I also have noticed that when I am thinking or speaking in terms of collectives, I am often doing so in order to avoid inconvenient cases, gloss over what I would like to regard as minor differences, and, above all, persuade others of my position. (And I note my use of we in this piece with a certain irony.)
The practice of listening to your own voice as if you were listening to another person is very effective here. You can hear the “we”, and you can hear the doubt or stridency behind it.
♦
To return to the question of being part of the solution or part of the problem, what does it mean to be part of the solution? One approach, of course, is to work to oppose the dominant ideology and the systems it produces. In practice, this leads to the emergence of another ideology and a war of attrition—the worst kind of war given the level of destruction and suffering that result. Another approach is not to engage the ideology or the system at all, at any level. This was the path that the Occupy movement started to explore. In her essay Personal Responsibility Under Dictatorship, Hannah Arendt proposes that this is the only responsible path in a totalitarian system. It will probably cost you your status in society. It may well cost you your livelihood (as it would and did in both Nazi Germany and communist Russia). It may cost you your life. The question then, is, where does one find the courage for such a path?

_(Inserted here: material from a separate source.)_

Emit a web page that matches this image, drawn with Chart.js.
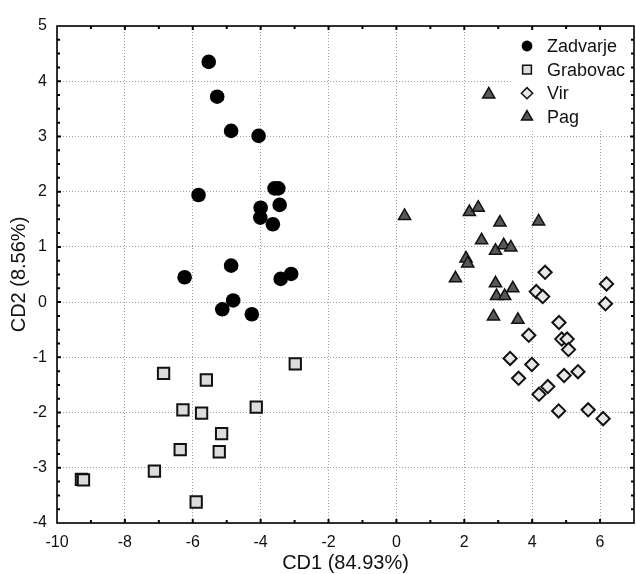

As Arendt writes, it comes from not being “able to live in peace with themselves after having committed certain deeds; and they decided that it would be better to do nothing, not because the world would then be changed for the better, but simply because only on this condition could they go on living with themselves at all.” And that quality comes from knowing compassion—knowing in your body and your guts how inhumanity destroys the human spirit.
Compassion has been one of the pillars of my training and practice, and I’m deeply grateful to my teachers who, not always gently, made sure that I took its importance to heart. Among the many practices that develop compassion, easily the most important for me has been Mahayana Mind Training, and taking and sending (tonglen), in particular. In addition, we need a collection of supporting practices, everything from basic attention in how we live to all of the four immeasurables to insight practice and the questions that lead us to understand that we have no fixed identity.
I don’t know what the right or the best combination of practices is for you, but I can say this: Compassion is probably the most reliable way to move from being part of the problem of polarization in today’s world, however unwittingly, to being part of the solution. Take George Smiley’s (or Le Carré’s) words to heart, and find a way to uncover the compassion that is your human heritage. It is there, in your heart, waiting for you.